On the migrant workers’ sufferings, I wish to reproduce the observations by Human Rights activist Harsh Mander. He notes that “most men and women trudging or cycling home in dangerous journeys, dying on railway tracks or of hunger and exhaustion on trains without food or water, are between 15 and 30 years old. But for the accident of their birth, they could instead have been in high school or university studying online, or working from the safety of their homes, fighting boredom with an overdose of Netflix” (The Hindu, May 30, 2020).

I believe that the persons in authority do not care much for the poor and the have-nots, though publicly they shed crocodile tears. What we see today is an all-round deterioration in public life. The COVID-19 crisis and the economic downturn that has ensued have only made things worse.
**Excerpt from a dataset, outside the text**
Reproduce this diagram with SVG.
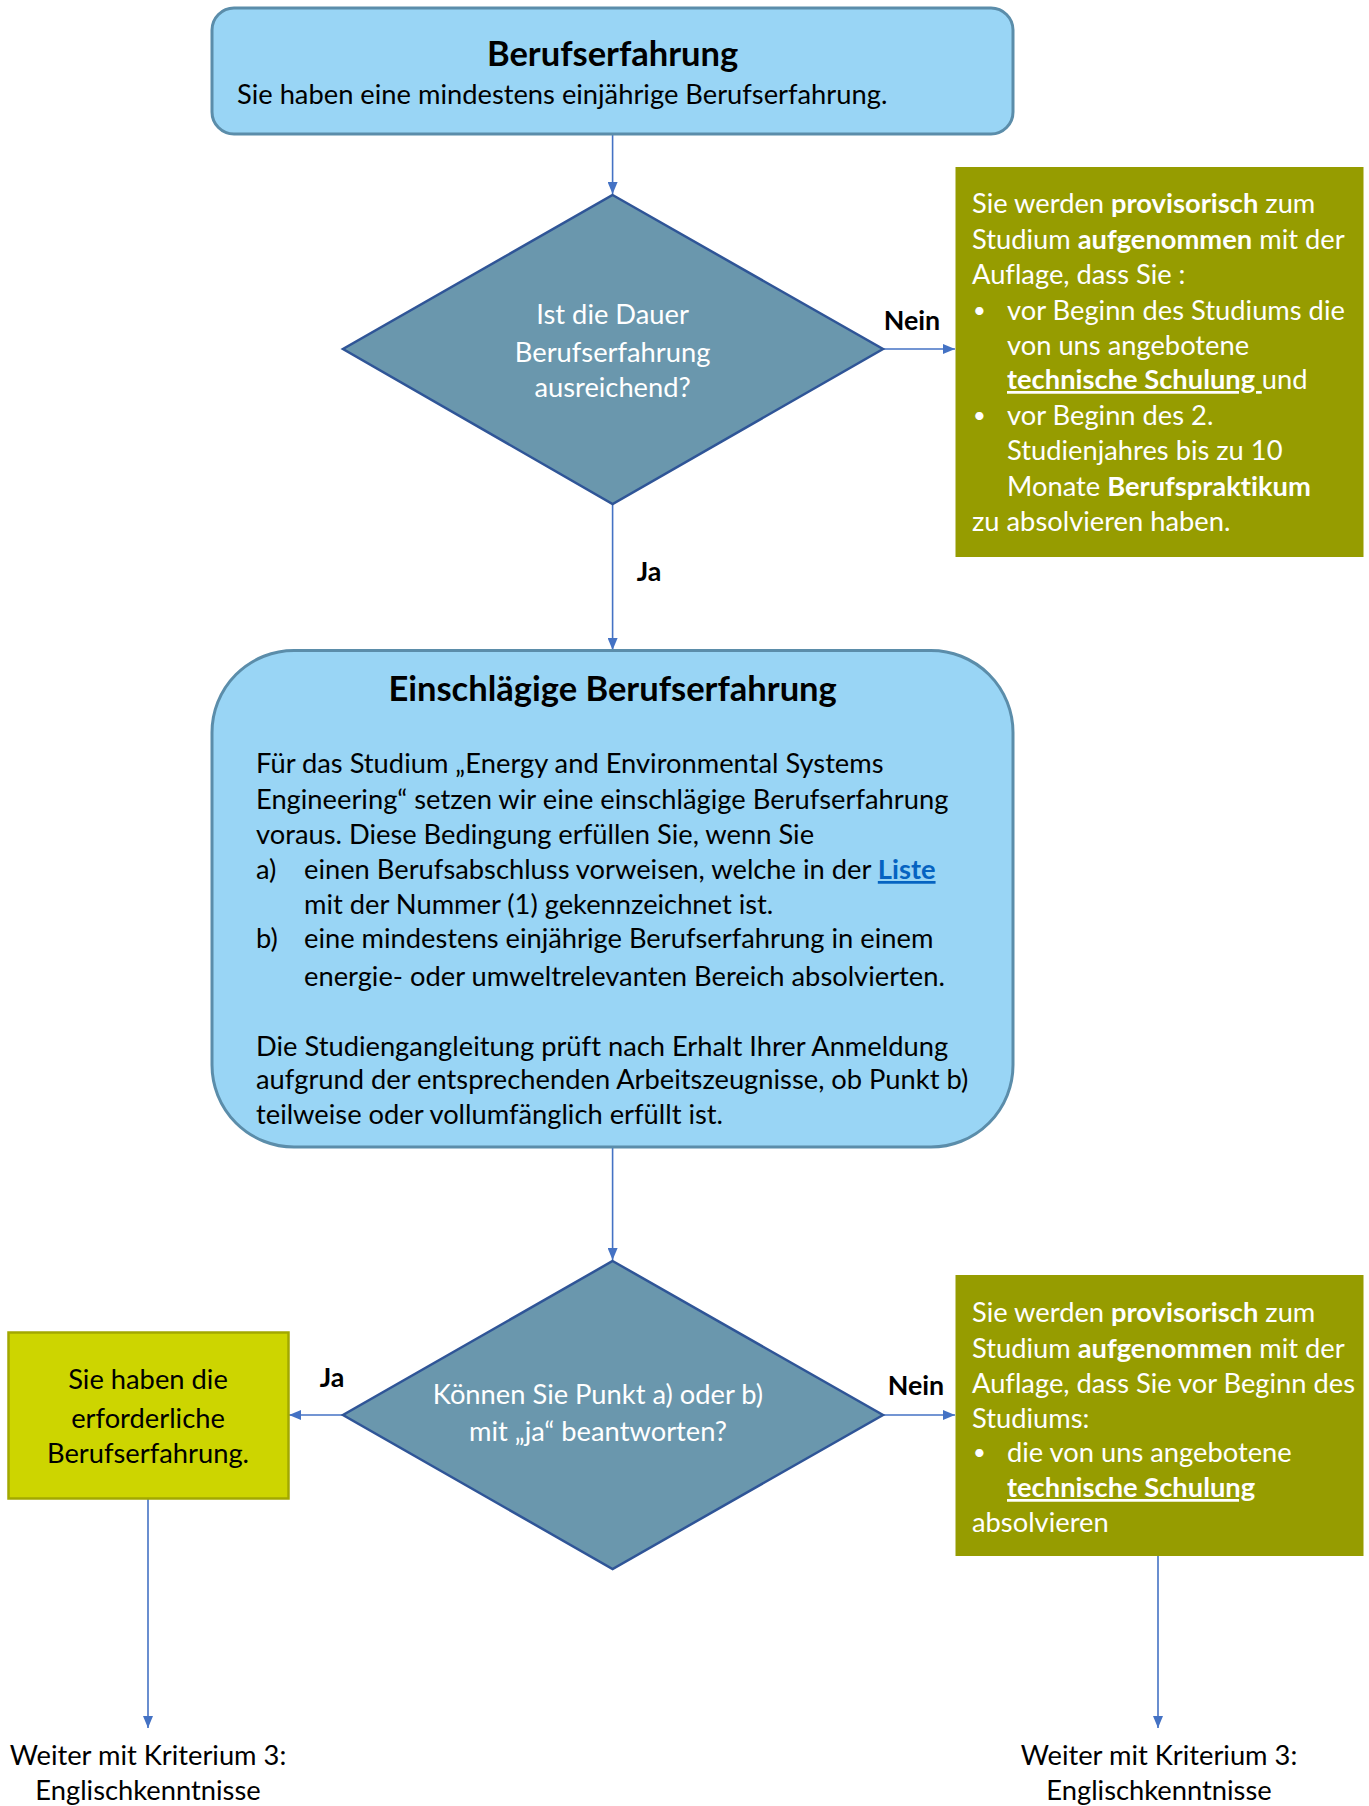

I am surely happy to note the Prime Minister’s concern. He is well aware of the plight of migrant workers. He acknowledges that the migrant workers have suffered the most. My only regret is that the Prime Minister should have anticipated their problems early enough and made the necessary arrangements for them to return to their villages. Alas, the Modi government failed on this count. An early governmental response, following the imposition of the nationwide lockdown, would have spared the workers, and their families, avoidable sufferings on a massive scale that we have been seeing for the past several weeks.

My point is: if riches are God’s gift, what then is the migrant workers’ poverty? A matter of destiny? Well, poverty of migrant workers is as much man-made as it might have been made in heaven. It is as much the product of callousness and follies of the persons at the helm as it is of mental attitudes. It is as much based on feudal exploitation as of the system’s biases. It is as much the economist’s nightmare as a matter of resource crunch. It is as much a subject of numbers game as the politician’s game of trickery, deceit and treachery.

Poverty may be made in heaven, but it is processed and reprocessed right here. The marketing of poverty is probably one of the most engaging occupations today, with or without packaging it in naked rawness.

Every type of deprivation as well as the luxuries of life, for that matter, have been seen, displayed, discussed and debated in government and public forums for over 70 years. Anti-poverty programmes have been launched at several stages of our history by different leaders with great fanfare. Still, the bitter truth is that the problem of varied types of poverty remains as acute as ever.

Poverty is no longer a socio-economic phenomenon. It is now entangled in politics and has become a potent weapon in the hands of political masters and their cronies. Poverty certainly is the most exploited commodity today. So are the millions of poor workers in various categories who dot the Indian landscape with their miserable existence.

The structural reforms introduced in the agriculture sector and the economic package announced on June 1 for MSMEs, farmers and street vendors, are intended to improve the lot of the migrant workers. However, alongside these bold intentions, there is also a crying need to strengthen the implementation.

The Prime Minister, in his May 31 Mann ki Baat address, spoke of the humanitarian crisis facing the migrant workers, who, he has said, have borne the brunt of the COVID-19 pandemic. He said, “It has also brought to the fore the vulnerability of our Eastern states whose labour has contributed to the building of our country and who have the potential otherwise to be the economic engine of the country. There are many lessons to be learnt from this situation to improve our future”.

It is heartening to hear these words from the Prime Minister. However, I would like to see how he translates these words into a plan of action for an egalitarian society of the India of the future. I expect him to work out a new post-COVID-19 blueprint for tomorrow’s India, with specific focus on a social protection framework for migrant workers and their families. I believe that such a socio-economic blueprint would make all the difference between the India of yesterday and the India of tomorrow.